Tout au long de l’ouvrage, Jacques Duquesne, auteur, examine le comportement du jeune journaliste qu’il était, ses réactions, ses écrits. Il se décerne un global satisfecit, pour sa pugnacité, mais regrette d’avoir quitté l’Algérie trop tôt, avant les règlements de compte de l’automne 1962 : «C’est le grand remords de ma vie professionnelle». Le courrier qu’il reçoit, en 2001, sur la question de la torture, le conduit à remettre son ouvrage sur le métier. Il s’oppose à la fois à ceux qui tentent de minimiser la torture et à ceux qui la justifient par son efficacité. En montrant que la torture est devenue routine, il explique que, si la victoire militaire de la France fut relative, sa défaite politique fut absolue. Car le point central de l’ouvrage est bien l’après guerre d’Algérie : la perte de crédibilité des politiques, niant la torture dont les appelés sont par ailleurs témoins, est-elle une des origines de la «crise actuelle du civisme et de la morale» ?

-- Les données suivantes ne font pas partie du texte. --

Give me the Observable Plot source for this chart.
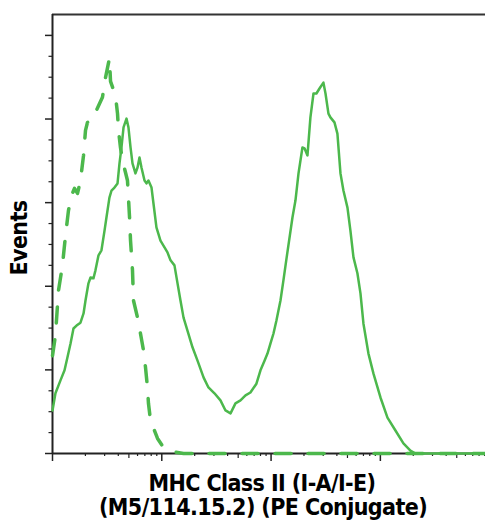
<!DOCTYPE html>
<html>
<head>
<meta charset="utf-8">
<script src="https://cdn.jsdelivr.net/npm/d3@7"></script>
<script src="https://cdn.jsdelivr.net/npm/@observablehq/plot@0.6"></script>
<style>
  html, body { margin: 0; padding: 0; background: #fff; }
  #chart text { letter-spacing: -0.6px; }
</style>
</head>
<body>
<div id="chart"></div>
<script>
// x readings are log10 of fluorescence intensity, y readings are events (arbitrary units)
const stainedLogX = [0,0.027,0.073,0.110,0.137,0.165,0.192,0.220,0.256,0.284,0.302,0.329,0.348,0.375,0.393,0.421,0.448,0.476,0.494,0.521,0.540,0.567,0.595,0.613,0.631,0.650,0.677,0.695,0.714,0.732,0.759,0.778,0.796,0.814,0.842,0.860,0.878,0.906,0.924,0.951,0.988,1.025,1.052,1.080,1.116,1.144,1.171,1.199,1.235,1.281,1.327,1.382,1.427,1.482,1.537,1.583,1.629,1.674,1.720,1.766,1.811,1.866,1.903,1.940,1.967,1.994,2.022,2.049,2.086,2.113,2.141,2.196,2.223,2.251,2.287,2.306,2.333,2.360,2.388,2.415,2.443,2.479,2.498,2.525,2.543,2.580,2.607,2.635,2.662,2.699,2.726,2.754,2.790,2.818,2.845,2.891,2.937,3.001,3.065,3.138,3.211,3.275,3.321,3.962];
const stainedY = [10.3,14.4,17.5,19.9,23.0,26.3,29.9,30.6,31.3,33.5,36.6,40.7,42.1,41.9,43.8,47.4,48.6,53.3,56.5,61.2,62.9,63.6,64.6,69.4,73.2,78.0,80.1,78.0,73.2,69.4,67.0,68.4,70.8,68.4,65.3,64.6,65.3,63.6,59.8,54.1,50.9,49.3,48.1,46.2,45.0,40.7,36.6,32.5,29.4,25.4,22.2,18.2,15.8,14.4,12.7,10.3,9.6,12.0,12.7,13.9,14.6,16.7,19.9,22.2,23.9,26.3,28.7,31.8,36.6,41.4,46.6,56.5,60.5,67.0,73.2,73.0,71.3,80.4,86.1,86.1,87.3,88.7,86.1,81.3,80.4,79.2,76.5,67.0,62.9,58.8,53.3,46.9,43.1,38.3,31.1,23.9,19.1,13.4,8.6,5.5,2.4,0.7,0,0];

const controlLogX = [0,0.027,0.055,0.091,0.119,0.146,0.174,0.201,0.229,0.256,0.284,0.302,0.320,0.348,0.393,0.457,0.485,0.521,0.531,0.576,0.595,0.604,0.622,0.640,0.668,0.686,0.695,0.705,0.714,0.732,0.741,0.778,0.805,0.833,0.851,0.869,0.878,0.897,0.961,1.016,1.080,1.199,3.962];
const controlY = [23.4,28.2,39.0,45.0,52.1,58.1,61.7,63.4,62.2,65.3,71.3,77.3,79.2,79.4,81.6,85.2,89.9,94.5,89.0,85.6,81.3,77.3,73.2,70.1,67.2,65.3,61.2,56.5,50.9,43.8,36.6,32.5,28.7,24.6,20.6,15.8,12.0,7.9,3.6,1.4,0.5,0,0];

const xMajorTicks = [1, 10, 100, 1000];
const xMidTicks = [5, 50, 500, 5000];
const xMinorTicks = [2,3,4,6,7,8,9,20,30,40,60,70,80,90,200,300,400,600,700,800,900,2000,3000,4000,6000,7000,8000,9000];
const yMajorTicks = [0, 20, 40, 60, 80, 100];
const yMinorTicks = [5,10,15,25,30,35,45,50,55,65,70,75,85,90,95];

const xLabelLines = ["MHC Class II (I-A/I-E)", "(M5/114.15.2) (PE Conjugate)"];
const yLabel = "Events";

const stained = stainedLogX.map((lx, i) => ({lx, y: stainedY[i]}));
const control = controlLogX.map((lx, i) => ({lx, y: controlY[i]}));

const green = "#4cb84c";
const axisColor = "#222";
const font = "'Liberation Sans Narrow', 'DejaVu Sans Condensed', 'Arial Narrow', sans-serif";
const xMax = 10 ** 3.962;
const yMax = 105;

const chart = Plot.plot({
  width: 485,
  height: 523,
  marginLeft: 52,
  marginRight: 0,
  marginTop: 14,
  marginBottom: 70,
  style: {fontFamily: font, background: "#fff"},
  x: {type: "log", domain: [1, xMax], axis: null},
  y: {domain: [0, yMax], axis: null},
  marks: [
    Plot.axisX(xMajorTicks, {tickSize: 8, tickFormat: () => "", label: null, stroke: axisColor, strokeWidth: 1.5}),
    Plot.axisX(xMidTicks, {tickSize: 5, tickFormat: () => "", label: null, stroke: axisColor, strokeWidth: 1.2}),
    Plot.axisX(xMinorTicks, {tickSize: 3, tickFormat: () => "", label: null, stroke: axisColor, strokeWidth: 1.2}),
    Plot.axisY(yMajorTicks, {tickSize: 7, tickFormat: () => "", label: null, stroke: axisColor, strokeWidth: 1.5}),
    Plot.axisY(yMinorTicks, {tickSize: 3.5, tickFormat: () => "", label: null, stroke: axisColor, strokeWidth: 1.2}),
    Plot.ruleY([yMax], {stroke: "#333", strokeWidth: 2}),
    Plot.ruleY([0], {stroke: axisColor, strokeWidth: 2}),
    Plot.ruleX([1], {stroke: axisColor, strokeWidth: 2}),
    Plot.line(control, {x: d => 10 ** d.lx, y: "y", stroke: green, strokeWidth: 3.5, strokeDasharray: "16,17", curve: "linear"}),
    Plot.line(stained, {x: d => 10 ** d.lx, y: "y", stroke: green, strokeWidth: 2.5, curve: "linear"}),
    Plot.text([yLabel], {frameAnchor: "left", rotate: -90, dx: -33, dy: 4, text: d => d, fontSize: 23, fontWeight: "bold", fill: "#000", textAnchor: "middle"}),
    Plot.text([xLabelLines[0]], {frameAnchor: "bottom", lineAnchor: "top", dx: -7, dy: 21, text: d => d, fontSize: 23, fontWeight: "bold", fill: "#000", textAnchor: "middle"}),
    Plot.text([xLabelLines[1]], {frameAnchor: "bottom", lineAnchor: "top", dx: -6, dy: 45, text: d => d, fontSize: 23, fontWeight: "bold", fill: "#000", textAnchor: "middle"})
  ]
});
document.getElementById("chart").appendChild(chart);
</script>
</body>
</html>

Parce que l’auteur se confronte à l’importante bibliographie sur le sujet, (des ouvrages anciens de Charles-André Julien au travail récent de Sylvie Thénaud), parce qu’il reproduit de nombreux témoignages et textes essentiels (dans le texte et en annexe), et ne perd pas de vue sa ligne de conduite pédagogique, on peut se féliciter que cet ouvrage utile soit désormais disponible au format de poche. Il permet à la collection «Tempus» de montrer, une fois encore, son dynamisme, dans ce secteur de la production historique.